President Visits More States Before National Address, BP Meeting
The president will make his first address from the Oval Office.
June 14, 2010 -- President Obama struck a cautiously optimistic tone today on the future of the Gulf Coast after surveying oil cleanup efforts in Theodore, Alabama, but warned the business owners and residents will have to be patient.
"It's going to take time for things to return to normal. There's going to be a harmful effect on many local businesses, and it's going to be painful for a lot of folks. Folks are going to be frustrated, and some folks are going to be angry," he said.
"But I promise you this, that things are going to return to normal. This region that's known a lot of hardship will bounce back, just like it's bounced back before."
Obama promised the full resources of the federal government to "make sure that communities get back on their feet" and said he was confident that the Gulf Coast would wind up "in better shape than it was before."
Earlier today the president met with the governors of Louisiana and Mississippi as well as several local residents to get "an absolutely clear understanding" of the economic damage from the oil spill that he will ask BP to help alleviate during a meeting at the White House later this week.
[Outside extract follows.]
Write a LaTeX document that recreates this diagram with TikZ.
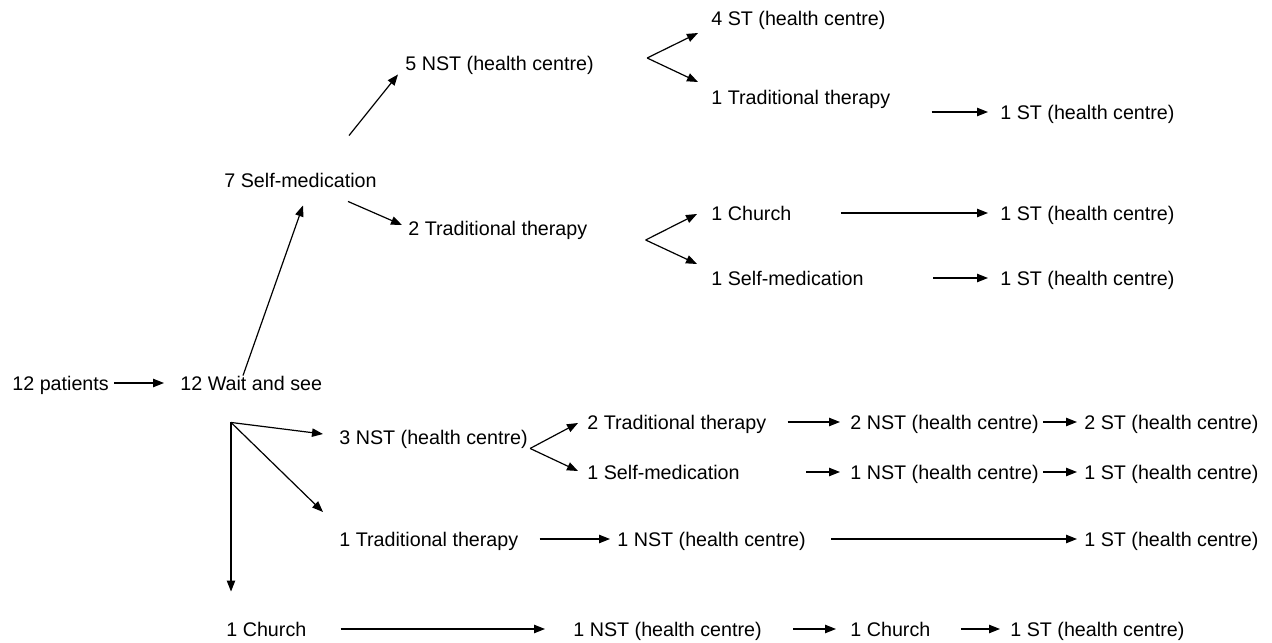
\documentclass[tikz,border=0pt]{standalone}
\usepackage{fontspec}
\setmainfont{Liberation Sans}
\usepackage{tikz}
\usetikzlibrary{arrows.meta,calc}

\begin{document}
\begin{tikzpicture}[x=0.5pt,y=-0.5pt,>={Triangle[length=5.5pt,width=4.2pt]},
  lbl/.style={anchor=west,inner sep=0pt,text height=7.05pt,text depth=0pt,font=\fontsize{9.85}{12}\selectfont},
  arr/.style={->,line width=0.6pt}]
  \useasboundingbox (0,0) rectangle (1272,642);
  % labels
  \node[lbl] (p) at (12,383) {12 patients};
  \node[lbl] (w) at (180,383) {12 Wait and see};
  \node[lbl] (sm7) at (224,180) {7 Self-medication};
  \node[lbl] (nst5) at (405,63) {5 NST (health centre)};
  \node[lbl] (tt2) at (408,228) {2 Traditional therapy};
  \node[lbl] (st4) at (711,18) {4 ST (health centre)};
  \node[lbl] (tt1a) at (711,97) {1 Traditional therapy};
  \node[lbl] (st1a) at (1000,112) {1 ST (health centre)};
  \node[lbl] (ch1) at (711,213) {1 Church};
  \node[lbl] (smd1) at (711,278) {1 Self-medication};
  \node[lbl] (st1b) at (1000,213) {1 ST (health centre)};
  \node[lbl] (st1c) at (1000,278) {1 ST (health centre)};
  \node[lbl] (nst3) at (339,437) {3 NST (health centre)};
  \node[lbl] (tt2b) at (587,422) {2 Traditional therapy};
  \node[lbl] (smd1b) at (587,472) {1 Self-medication};
  \node[lbl] (nst2) at (850,422) {2 NST (health centre)};
  \node[lbl] (nst1b) at (850,472) {1 NST (health centre)};
  \node[lbl] (st2) at (1084,422) {2 ST (health centre)};
  \node[lbl] (st1d) at (1084,472) {1 ST (health centre)};
  \node[lbl] (tt1c) at (339,539) {1 Traditional therapy};
  \node[lbl] (nst1c) at (617,539) {1 NST (health centre)};
  \node[lbl] (st1e) at (1084,539) {1 ST (health centre)};
  \node[lbl] (ch1b) at (226,629) {1 Church};
  \node[lbl] (nst1d) at (573,629) {1 NST (health centre)};
  \node[lbl] (ch1c) at (850,629) {1 Church};
  \node[lbl] (st1f) at (1010,629) {1 ST (health centre)};
  % branching points
  \coordinate (f1) at ($(nst5.east)+(53,-5)$);
  \coordinate (f2) at ($(tt2.east)+(58,12)$);
  \coordinate (v) at ($(w.south west)+(51,32)$);
  \coordinate (f3) at ($(nst3.south east)+(2,4)$);
  % upper branch
  \draw[arr] ($(p.east)+(5,0)$) -- ($(w.west)+(-16,0)$);
  \draw[arr] ($(w.north west)+(63,0)$) -- ($(sm7.south west)+(79,18)$);
  \draw[arr] ($(sm7.north west)+(125,-37)$) -- ($(nst5.south west)+(-7,4)$);
  \draw[arr] ($(sm7.south west)+(124,14)$) -- ($(tt2.west)+(-6,-3)$);
  \draw[arr] (f1) -- ($(st4.west)+(-13,15)$);
  \draw[arr] (f1) -- ($(tt1a.west)+(-13,-15)$);
  \draw[arr] ($(tt1a.east)+(41,15)$) -- ($(st1a.west)+(-12,0)$);
  \draw[arr] (f2) -- ($(ch1.west)+(-14,1)$);
  \draw[arr] (f2) -- ($(smd1.west)+(-14,-14)$);
  \draw[arr] ($(ch1.east)+(49,0)$) -- ($(st1b.west)+(-12,0)$);
  \draw[arr] ($(smd1.east)+(69,0)$) -- ($(st1c.west)+(-12,0)$);
  % lower branch
  \draw[arr] (v) -- ($(nst3.west)+(-16,-3)$);
  \draw[arr] (v) -- ($(tt1c.west)+(-16,-27)$);
  \draw[arr] (v) -- ($(ch1b.north west)+(5,-30)$);
  \draw[arr] (f3) -- ($(tt2b.west)+(-9,1)$);
  \draw[arr] (f3) -- ($(smd1b.west)+(-9,-1)$);
  \draw[arr] ($(tt2b.east)+(21,0)$) -- ($(nst2.west)+(-10,0)$);
  \draw[arr] ($(nst2.east)+(4,0)$) -- ($(st2.west)+(-7,0)$);
  \draw[arr] ($(smd1b.east)+(66,0)$) -- ($(nst1b.west)+(-10,0)$);
  \draw[arr] ($(nst1b.east)+(4,0)$) -- ($(st1d.west)+(-7,0)$);
  \draw[arr] ($(tt1c.east)+(21,0)$) -- ($(nst1c.west)+(-7,0)$);
  \draw[arr] ($(nst1c.east)+(25,0)$) -- ($(st1e.west)+(-7,0)$);
  \draw[arr] ($(ch1b.east)+(34,0)$) -- ($(nst1d.west)+(-28,0)$);
  \draw[arr] ($(nst1d.east)+(31,0)$) -- ($(ch1c.west)+(-14,0)$);
  \draw[arr] ($(ch1c.east)+(30,0)$) -- ($(st1f.west)+(-10,0)$);
\end{tikzpicture}
\end{document}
Obama's trip to Mississippi, Alabama and Florida -- three affected states not included in his three previous visits -- comes one day before he will address the nation on the Gulf of Mexico disaster in a televised appearance from the Oval Office.
"We're gathering up facts, stories right now so that we have an absolutely clear understanding about how we can best present to BP the need to make sure that individuals and businesses are dealt with in a fair manner and in a prompt manner," he said at a Coast Guard station in Gulfport, Miss.
Obama assured the business owners that the federal government is "in this for the long haul" but cautioned that how long that will actually be is unknown.
"The full effects of this may not be known immediately," he said of the oil spill that has been leaking for nearly two months. "They may not be known three months from now and may not be fully known for another six months or a year."
Tuesday's address will be Obama's first from the Oval Office, demonstrating the gravity of the Gulf coast crisis and the perils the crisis poses for his presidency.